I’ve known this, of course, but I just sort of experienced it again when we were back in the spot where it happened. It actually explains a lot. It would have been different, I think, had I not been the absolute youngest.

Anyway — now I’m back again. I missed M’s prom, which was traumatic. I would not have gone had I known she was going to go. I think it was pretty much the way proms always are — not nearly as much fun as they ought to be, but better to go than not to, I guess. Her dress was very sweet. I’ll post a picture when I get a copy from K.

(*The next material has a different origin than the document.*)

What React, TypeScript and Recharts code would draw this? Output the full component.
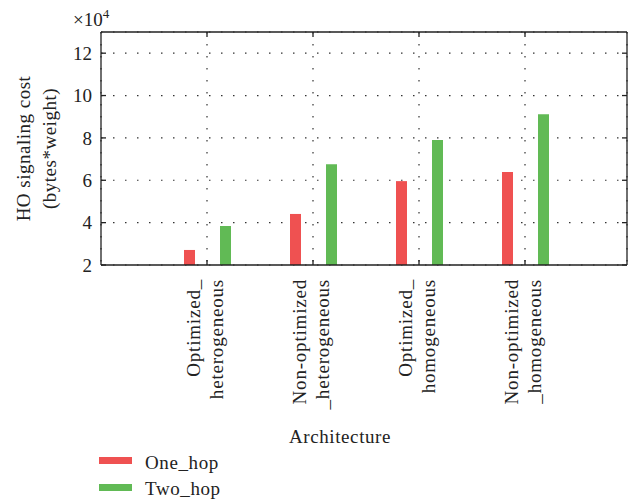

So — I am really, really tired, despite the fact that I got back yesterday at 11 and spent the rest of the day pretty much doing nothing at all. It was grueling.

Weekend — the results

  1. I’m reading a biography of Julia Child. Someone at work had also read the Julie/Julia book and My life in France and knew I had, too, and so passed this on to me. It’s called Appetite for Life : the Biography of Julia Child, by Noel Riley Fitch. It’s informative, but the writing is hideous. I’ll have to look for some examples. Ugh. But interesting. Also, Paul sounds a little creepy and horrible – in a letter to his brother he writes of Julia when he’s getting to know her: ” She is really a good friend, and though limited in relation to my concept of la femme integrale, she is still understanding, warm, funny and darling . . . ” Ick.
  2. I was forced to try a new machine at the gym on Saturday, and now my calves are killing me. Hmm. Slightly addictive. Also, I now understand why I felt so wrecked after using it.
  3. We have roses all over the house, but I let M take the pinks up to her room. I’ll have to pick some more, because they smell delicious.